DIRECTIVE: It is required that the lines from the top of the listing through the line with "import plotly.graph_objects as go" be reproduced exactly, excluding pictures.

MATERIAL:

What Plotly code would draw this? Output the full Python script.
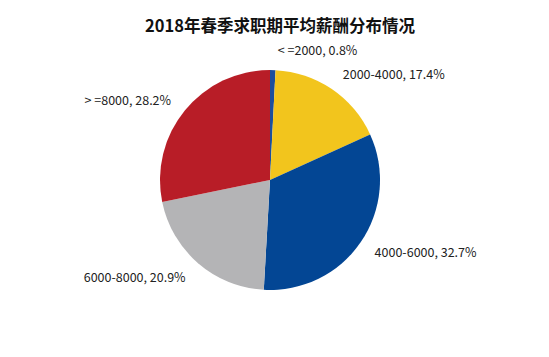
import plotly.graph_objects as go

categories = ["<=2000", "2000-4000", "4000-6000", "6000-8000", ">=8000"]
display_labels = ["< =2000", "2000-4000", "4000-6000", "6000-8000", "> =8000"]
values = [0.8, 17.4, 32.7, 20.9, 28.2]
colors = ["#1c4f9c", "#f2c51d", "#034694", "#b4b4b6", "#b81d27"]
title = "2018年春季求职期平均薪酬分布情况"

W, H = 549, 357
OFF = 8  # page body margin of the browser
cx, cy, r = 270 - OFF, 180 - OFF, 110
r_text = 121


def dom(rad):
    return dict(x=[(cx - rad) / W, (cx + rad) / W], y=[(H - cy - rad) / H, (H - cy + rad) / H])


fig = go.Figure()
# invisible larger pie carrying the outside labels (places them farther out)
fig.add_trace(go.Pie(
    labels=display_labels, values=values, sort=False, direction="clockwise", rotation=0,
    marker=dict(colors=["rgba(0,0,0,0)"] * len(values), line=dict(width=0)),
    texttemplate="%{label}, %{value:.1f}%",
    textposition="outside",
    textfont=dict(size=12.5, color="#222222", family="Noto Sans CJK SC"),
    showlegend=False, hoverinfo="skip",
    domain=dom(r_text),
))
# visible pie
fig.add_trace(go.Pie(
    labels=display_labels, values=values, sort=False, direction="clockwise", rotation=0,
    marker=dict(colors=colors, line=dict(width=0)),
    textinfo="none",
    showlegend=False, hoverinfo="label+value",
    domain=dom(r),
))

fig.update_layout(
    width=W, height=H,
    margin=dict(l=0, r=0, t=0, b=0),
    paper_bgcolor="white",
    title=dict(text="<b>" + title + "</b>", x=(280 - OFF) / W, xanchor="center", y=1 - (26 - OFF) / H,
               yanchor="middle",
               font=dict(size=16.5, color="#111111", family="Noto Sans CJK SC")),
)

fig.write_html("out.html")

EXERCISE OUTPUT:
What Plotly code would draw this? Output the full Python script.
import plotly.graph_objects as go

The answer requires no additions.